***** Collected data *****

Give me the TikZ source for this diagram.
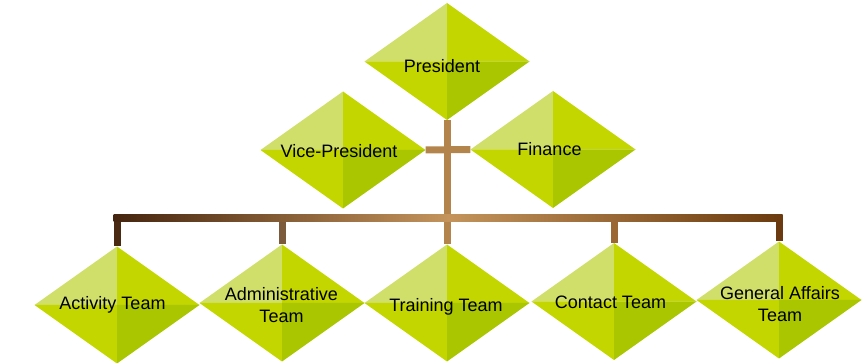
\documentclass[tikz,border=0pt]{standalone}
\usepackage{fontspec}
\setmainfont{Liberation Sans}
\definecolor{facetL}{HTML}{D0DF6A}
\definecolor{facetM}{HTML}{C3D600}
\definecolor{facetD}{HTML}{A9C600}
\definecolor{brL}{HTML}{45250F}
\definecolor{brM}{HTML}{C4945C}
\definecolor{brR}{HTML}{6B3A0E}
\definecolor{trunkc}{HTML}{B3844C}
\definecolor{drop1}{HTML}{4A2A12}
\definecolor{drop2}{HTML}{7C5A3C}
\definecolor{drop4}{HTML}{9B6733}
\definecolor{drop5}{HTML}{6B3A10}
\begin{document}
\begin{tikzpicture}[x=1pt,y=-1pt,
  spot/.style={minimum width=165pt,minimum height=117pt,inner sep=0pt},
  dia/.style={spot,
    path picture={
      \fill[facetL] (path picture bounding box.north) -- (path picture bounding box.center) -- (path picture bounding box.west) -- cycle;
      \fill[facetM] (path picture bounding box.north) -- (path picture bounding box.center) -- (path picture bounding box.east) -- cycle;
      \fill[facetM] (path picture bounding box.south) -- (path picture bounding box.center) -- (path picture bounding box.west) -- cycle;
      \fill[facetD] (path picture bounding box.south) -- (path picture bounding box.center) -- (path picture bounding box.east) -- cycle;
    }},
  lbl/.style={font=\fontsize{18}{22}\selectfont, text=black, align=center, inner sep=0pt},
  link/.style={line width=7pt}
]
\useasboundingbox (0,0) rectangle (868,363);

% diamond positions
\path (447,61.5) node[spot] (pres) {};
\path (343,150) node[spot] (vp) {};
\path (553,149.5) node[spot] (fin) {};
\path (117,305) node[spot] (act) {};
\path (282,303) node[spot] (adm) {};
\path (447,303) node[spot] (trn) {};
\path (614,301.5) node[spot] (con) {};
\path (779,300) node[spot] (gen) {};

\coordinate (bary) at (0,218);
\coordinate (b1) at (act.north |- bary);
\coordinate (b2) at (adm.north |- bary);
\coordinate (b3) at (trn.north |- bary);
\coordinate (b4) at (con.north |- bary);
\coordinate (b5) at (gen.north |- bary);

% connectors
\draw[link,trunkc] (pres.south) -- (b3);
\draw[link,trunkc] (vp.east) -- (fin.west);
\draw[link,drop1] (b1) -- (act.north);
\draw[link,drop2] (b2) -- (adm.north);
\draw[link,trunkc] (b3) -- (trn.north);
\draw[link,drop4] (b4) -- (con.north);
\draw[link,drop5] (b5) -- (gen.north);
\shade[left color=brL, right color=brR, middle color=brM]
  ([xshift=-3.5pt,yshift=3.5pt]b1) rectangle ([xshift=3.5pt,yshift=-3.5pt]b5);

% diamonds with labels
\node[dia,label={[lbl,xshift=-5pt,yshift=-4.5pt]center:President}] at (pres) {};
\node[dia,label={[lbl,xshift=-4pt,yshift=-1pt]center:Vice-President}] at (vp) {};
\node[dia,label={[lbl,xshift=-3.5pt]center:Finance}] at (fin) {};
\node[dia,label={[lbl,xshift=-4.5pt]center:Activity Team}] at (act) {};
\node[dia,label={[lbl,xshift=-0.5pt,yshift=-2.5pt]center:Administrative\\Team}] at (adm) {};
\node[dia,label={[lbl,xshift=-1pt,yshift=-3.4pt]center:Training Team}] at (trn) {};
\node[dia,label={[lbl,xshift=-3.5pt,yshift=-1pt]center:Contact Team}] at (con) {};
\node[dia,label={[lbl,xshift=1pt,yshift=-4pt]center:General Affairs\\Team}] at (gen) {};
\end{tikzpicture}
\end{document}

*****

> Exercise goal
Repeat the lines above exactly, and keep every picture out.

> Written solution
Give me the TikZ source for this diagram.
\documentclass[tikz,border=0pt]{standalone}
\usepackage{fontspec}
\setmainfont{Liberation Sans}
\definecolor{facetL}{HTML}{D0DF6A}
\definecolor{facetM}{HTML}{C3D600}
\definecolor{facetD}{HTML}{A9C600}
\definecolor{brL}{HTML}{45250F}
\definecolor{brM}{HTML}{C4945C}
\definecolor{brR}{HTML}{6B3A0E}
\definecolor{trunkc}{HTML}{B3844C}
\definecolor{drop1}{HTML}{4A2A12}
\definecolor{drop2}{HTML}{7C5A3C}
\definecolor{drop4}{HTML}{9B6733}
\definecolor{drop5}{HTML}{6B3A10}
\begin{document}
\begin{tikzpicture}[x=1pt,y=-1pt,
  spot/.style={minimum width=165pt,minimum height=117pt,inner sep=0pt},
  dia/.style={spot,
    path picture={
      \fill[facetL] (path picture bounding box.north) -- (path picture bounding box.center) -- (path picture bounding box.west) -- cycle;
      \fill[facetM] (path picture bounding box.north) -- (path picture bounding box.center) -- (path picture bounding box.east) -- cycle;
      \fill[facetM] (path picture bounding box.south) -- (path picture bounding box.center) -- (path picture bounding box.west) -- cycle;
      \fill[facetD] (path picture bounding box.south) -- (path picture bounding box.center) -- (path picture bounding box.east) -- cycle;
    }},
  lbl/.style={font=\fontsize{18}{22}\selectfont, text=black, align=center, inner sep=0pt},
  link/.style={line width=7pt}
]
\useasboundingbox (0,0) rectangle (868,363);

% diamond positions
\path (447,61.5) node[spot] (pres) {};
\path (343,150) node[spot] (vp) {};
\path (553,149.5) node[spot] (fin) {};
\path (117,305) node[spot] (act) {};
\path (282,303) node[spot] (adm) {};
\path (447,303) node[spot] (trn) {};
\path (614,301.5) node[spot] (con) {};
\path (779,300) node[spot] (gen) {};

\coordinate (bary) at (0,218);
\coordinate (b1) at (act.north |- bary);
\coordinate (b2) at (adm.north |- bary);
\coordinate (b3) at (trn.north |- bary);
\coordinate (b4) at (con.north |- bary);
\coordinate (b5) at (gen.north |- bary);

% connectors
\draw[link,trunkc] (pres.south) -- (b3);
\draw[link,trunkc] (vp.east) -- (fin.west);
\draw[link,drop1] (b1) -- (act.north);
\draw[link,drop2] (b2) -- (adm.north);
\draw[link,trunkc] (b3) -- (trn.north);
\draw[link,drop4] (b4) -- (con.north);
\draw[link,drop5] (b5) -- (gen.north);
\shade[left color=brL, right color=brR, middle color=brM]
  ([xshift=-3.5pt,yshift=3.5pt]b1) rectangle ([xshift=3.5pt,yshift=-3.5pt]b5);

% diamonds with labels
\node[dia,label={[lbl,xshift=-5pt,yshift=-4.5pt]center:President}] at (pres) {};
\node[dia,label={[lbl,xshift=-4pt,yshift=-1pt]center:Vice-President}] at (vp) {};
\node[dia,label={[lbl,xshift=-3.5pt]center:Finance}] at (fin) {};
\node[dia,label={[lbl,xshift=-4.5pt]center:Activity Team}] at (act) {};
\node[dia,label={[lbl,xshift=-0.5pt,yshift=-2.5pt]center:Administrative\\Team}] at (adm) {};
\node[dia,label={[lbl,xshift=-1pt,yshift=-3.4pt]center:Training Team}] at (trn) {};
\node[dia,label={[lbl,xshift=-3.5pt,yshift=-1pt]center:Contact Team}] at (con) {};
\node[dia,label={[lbl,xshift=1pt,yshift=-4pt]center:General Affairs\\Team}] at (gen) {};
\end{tikzpicture}
\end{document}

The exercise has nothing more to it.